(begin)

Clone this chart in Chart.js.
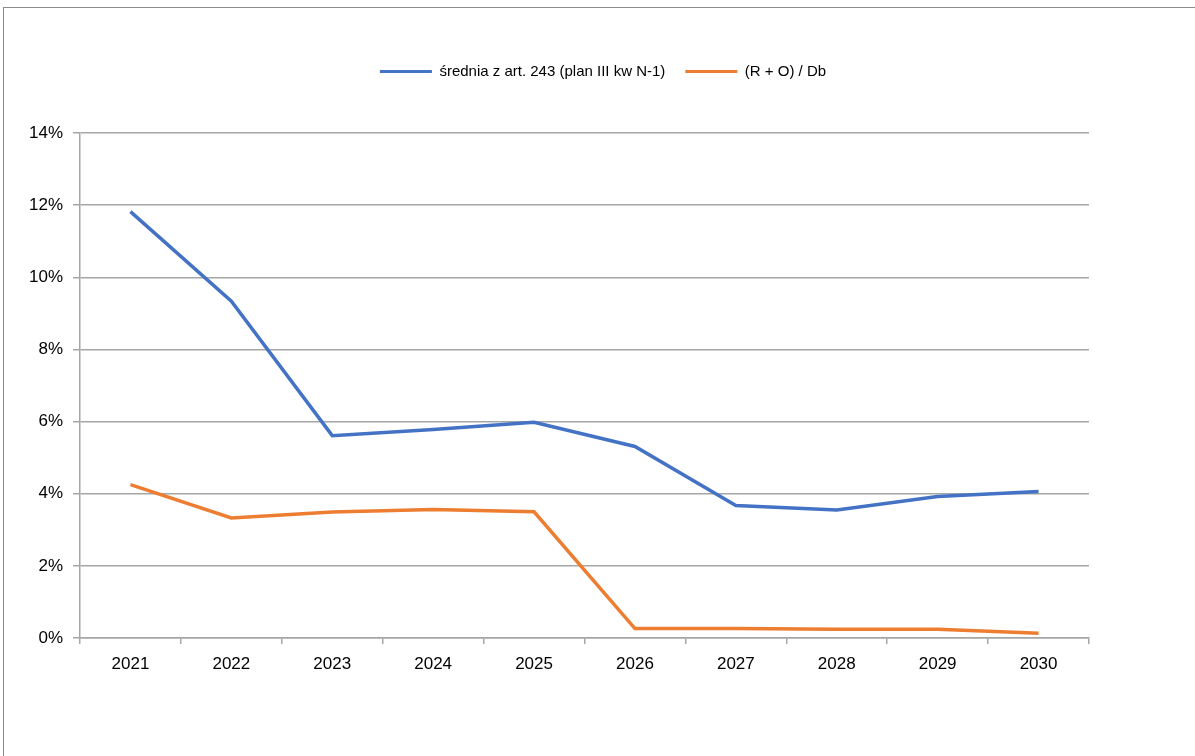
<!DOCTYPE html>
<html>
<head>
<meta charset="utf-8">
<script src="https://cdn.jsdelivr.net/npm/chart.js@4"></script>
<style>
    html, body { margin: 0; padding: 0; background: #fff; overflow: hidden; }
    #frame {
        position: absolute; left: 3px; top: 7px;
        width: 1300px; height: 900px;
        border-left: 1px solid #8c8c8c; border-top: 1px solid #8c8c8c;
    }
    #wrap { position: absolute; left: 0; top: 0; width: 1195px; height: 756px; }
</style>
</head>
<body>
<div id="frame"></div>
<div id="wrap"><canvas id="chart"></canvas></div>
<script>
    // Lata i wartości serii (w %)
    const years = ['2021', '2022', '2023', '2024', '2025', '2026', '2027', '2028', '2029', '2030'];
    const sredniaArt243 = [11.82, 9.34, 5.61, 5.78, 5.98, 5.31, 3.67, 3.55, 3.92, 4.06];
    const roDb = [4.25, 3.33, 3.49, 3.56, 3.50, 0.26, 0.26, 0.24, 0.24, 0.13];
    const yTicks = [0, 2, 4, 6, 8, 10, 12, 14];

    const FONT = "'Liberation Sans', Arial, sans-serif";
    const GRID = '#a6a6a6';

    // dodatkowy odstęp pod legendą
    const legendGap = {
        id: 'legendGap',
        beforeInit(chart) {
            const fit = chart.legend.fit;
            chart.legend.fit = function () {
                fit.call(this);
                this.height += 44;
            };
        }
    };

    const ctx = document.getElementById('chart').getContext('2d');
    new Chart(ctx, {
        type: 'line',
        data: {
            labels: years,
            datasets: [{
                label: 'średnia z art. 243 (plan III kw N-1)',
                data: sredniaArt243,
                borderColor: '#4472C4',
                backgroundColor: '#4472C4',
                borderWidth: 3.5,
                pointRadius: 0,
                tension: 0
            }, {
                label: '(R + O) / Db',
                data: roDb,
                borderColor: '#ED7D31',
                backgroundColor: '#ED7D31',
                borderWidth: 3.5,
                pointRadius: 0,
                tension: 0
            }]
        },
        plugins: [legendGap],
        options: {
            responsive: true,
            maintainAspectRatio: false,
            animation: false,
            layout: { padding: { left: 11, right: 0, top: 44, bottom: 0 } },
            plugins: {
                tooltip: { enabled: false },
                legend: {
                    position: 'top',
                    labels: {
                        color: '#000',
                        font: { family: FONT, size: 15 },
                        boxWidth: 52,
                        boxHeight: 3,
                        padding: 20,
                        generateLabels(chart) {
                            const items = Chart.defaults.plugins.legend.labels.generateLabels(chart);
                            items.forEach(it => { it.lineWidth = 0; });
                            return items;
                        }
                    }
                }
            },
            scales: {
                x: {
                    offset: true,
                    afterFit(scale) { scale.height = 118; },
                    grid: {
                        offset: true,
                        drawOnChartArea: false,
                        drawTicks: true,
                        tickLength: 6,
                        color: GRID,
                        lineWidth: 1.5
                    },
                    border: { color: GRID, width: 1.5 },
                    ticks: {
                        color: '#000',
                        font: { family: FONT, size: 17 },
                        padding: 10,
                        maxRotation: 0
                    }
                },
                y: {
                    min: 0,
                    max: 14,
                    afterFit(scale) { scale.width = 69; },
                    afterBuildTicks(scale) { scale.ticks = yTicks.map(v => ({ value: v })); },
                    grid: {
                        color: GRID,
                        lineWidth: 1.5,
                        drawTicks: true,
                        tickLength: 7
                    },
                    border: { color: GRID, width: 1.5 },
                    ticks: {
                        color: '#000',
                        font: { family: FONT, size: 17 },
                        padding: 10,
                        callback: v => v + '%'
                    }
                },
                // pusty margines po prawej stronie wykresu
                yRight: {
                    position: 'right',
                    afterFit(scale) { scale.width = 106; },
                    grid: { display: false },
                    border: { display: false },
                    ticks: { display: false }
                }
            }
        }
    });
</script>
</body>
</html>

(end)

→ STATED EXERCISE
Set the listing down in full and exactly. Pictures within it should not appear in the copy.

→ RESULT
Clone this chart in Chart.js.
<!DOCTYPE html>
<html>
<head>
<meta charset="utf-8">
<script src="https://cdn.jsdelivr.net/npm/chart.js@4"></script>
<style>
    html, body { margin: 0; padding: 0; background: #fff; overflow: hidden; }
    #frame {
        position: absolute; left: 3px; top: 7px;
        width: 1300px; height: 900px;
        border-left: 1px solid #8c8c8c; border-top: 1px solid #8c8c8c;
    }
    #wrap { position: absolute; left: 0; top: 0; width: 1195px; height: 756px; }
</style>
</head>
<body>
<div id="frame"></div>
<div id="wrap"><canvas id="chart"></canvas></div>
<script>
    // Lata i wartości serii (w %)
    const years = ['2021', '2022', '2023', '2024', '2025', '2026', '2027', '2028', '2029', '2030'];
    const sredniaArt243 = [11.82, 9.34, 5.61, 5.78, 5.98, 5.31, 3.67, 3.55, 3.92, 4.06];
    const roDb = [4.25, 3.33, 3.49, 3.56, 3.50, 0.26, 0.26, 0.24, 0.24, 0.13];
    const yTicks = [0, 2, 4, 6, 8, 10, 12, 14];

    const FONT = "'Liberation Sans', Arial, sans-serif";
    const GRID = '#a6a6a6';

    // dodatkowy odstęp pod legendą
    const legendGap = {
        id: 'legendGap',
        beforeInit(chart) {
            const fit = chart.legend.fit;
            chart.legend.fit = function () {
                fit.call(this);
                this.height += 44;
            };
        }
    };

    const ctx = document.getElementById('chart').getContext('2d');
    new Chart(ctx, {
        type: 'line',
        data: {
            labels: years,
            datasets: [{
                label: 'średnia z art. 243 (plan III kw N-1)',
                data: sredniaArt243,
                borderColor: '#4472C4',
                backgroundColor: '#4472C4',
                borderWidth: 3.5,
                pointRadius: 0,
                tension: 0
            }, {
                label: '(R + O) / Db',
                data: roDb,
                borderColor: '#ED7D31',
                backgroundColor: '#ED7D31',
                borderWidth: 3.5,
                pointRadius: 0,
                tension: 0
            }]
        },
        plugins: [legendGap],
        options: {
            responsive: true,
            maintainAspectRatio: false,
            animation: false,
            layout: { padding: { left: 11, right: 0, top: 44, bottom: 0 } },
            plugins: {
                tooltip: { enabled: false },
                legend: {
                    position: 'top',
                    labels: {
                        color: '#000',
                        font: { family: FONT, size: 15 },
                        boxWidth: 52,
                        boxHeight: 3,
                        padding: 20,
                        generateLabels(chart) {
                            const items = Chart.defaults.plugins.legend.labels.generateLabels(chart);
                            items.forEach(it => { it.lineWidth = 0; });
                            return items;
                        }
                    }
                }
            },
            scales: {
                x: {
                    offset: true,
                    afterFit(scale) { scale.height = 118; },
                    grid: {
                        offset: true,
                        drawOnChartArea: false,
                        drawTicks: true,
                        tickLength: 6,
                        color: GRID,
                        lineWidth: 1.5
                    },
                    border: { color: GRID, width: 1.5 },
                    ticks: {
                        color: '#000',
                        font: { family: FONT, size: 17 },
                        padding: 10,
                        maxRotation: 0
                    }
                },
                y: {
                    min: 0,
                    max: 14,
                    afterFit(scale) { scale.width = 69; },
                    afterBuildTicks(scale) { scale.ticks = yTicks.map(v => ({ value: v })); },
                    grid: {
                        color: GRID,
                        lineWidth: 1.5,
                        drawTicks: true,
                        tickLength: 7
                    },
                    border: { color: GRID, width: 1.5 },
                    ticks: {
                        color: '#000',
                        font: { family: FONT, size: 17 },
                        padding: 10,
                        callback: v => v + '%'
                    }
                },
                // pusty margines po prawej stronie wykresu
                yRight: {
                    position: 'right',
                    afterFit(scale) { scale.width = 106; },
                    grid: { display: false },
                    border: { display: false },
                    ticks: { display: false }
                }
            }
        }
    });
</script>
</body>
</html>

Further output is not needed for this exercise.